Nous manquons de terres : tous les dix ans, on perd l’équivalent du Gard en surface agricole. Les entrées de ville sont polluées par des grandes surfaces à côté desquelles on a implanté des postes à essence qui laissent fuir du pétrole. Dans les dix ans, beaucoup d’hypermarchés fermeront et la question de la remise en état se posera. Jusqu’à quel niveau ? Les industriels diront que c’est aux collectivités d’agir si elles veulent un site plus propre. Mais celles-ci n’ont pas d’argent…
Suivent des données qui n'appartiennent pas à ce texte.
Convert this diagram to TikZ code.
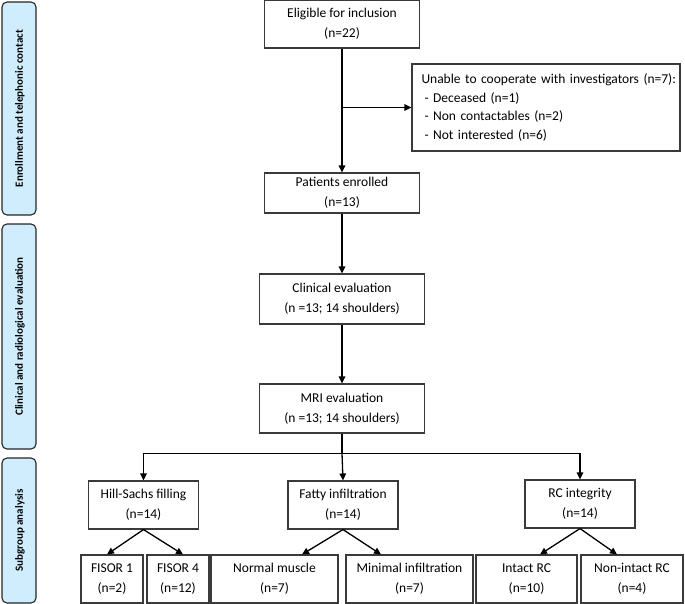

Je propose de créer des « fonds de réhabilitation » de plusieurs centaines de millions d’euros ayant pour objectif de réparer tout ce qu’on a détruit au XXe siècle : pollution des eaux et des sols, biodiversité, et même résilience pour le changement climatique. Ils seraient abondés par des dispositifs du type taxe carbone, mais cela ne suffira pas. Nous travaillons aujourd’hui pour nos enfants et petits-enfants, il faudrait donc permettre aux particuliers de transmettre de l’argent hors droits de succession et immobilisé pendant trente ans. Cela pourrait payer le complément de dépollution que personne ne peut assumer.
Sur le volet « santé », pourquoi n’est-ce pas le principe de précaution qui s’applique ?
Face à du plomb ou du cadmium, ça n’est plus de la précaution, mais de la prévention pure et dure ! Il n’y a aucune incertitude sur la dangerosité de ces produits ! Si notre système juridique paraît très sévère sur le papier, dans la vraie vie, les affaires en justice sont longues et les condamnations pour mise en danger délibérée de la vie d’autrui sont rares. La justice est démunie sur ce genre de dossier cumulant tous les obstacles : des victimes qui ont peu de moyens face à des procédures longues ; des juges d’instruction qui renâclent à ordonner des expertises que les plaignants n’ont pas les moyens de payer ; la charge de la preuve qui pèse sur la victime ; enfin, le lien de causalité entre un produit et une maladie est extrêmement difficile à établir.
Corinne Lepage Avocate, fondatrice de Cap 21 en 1996.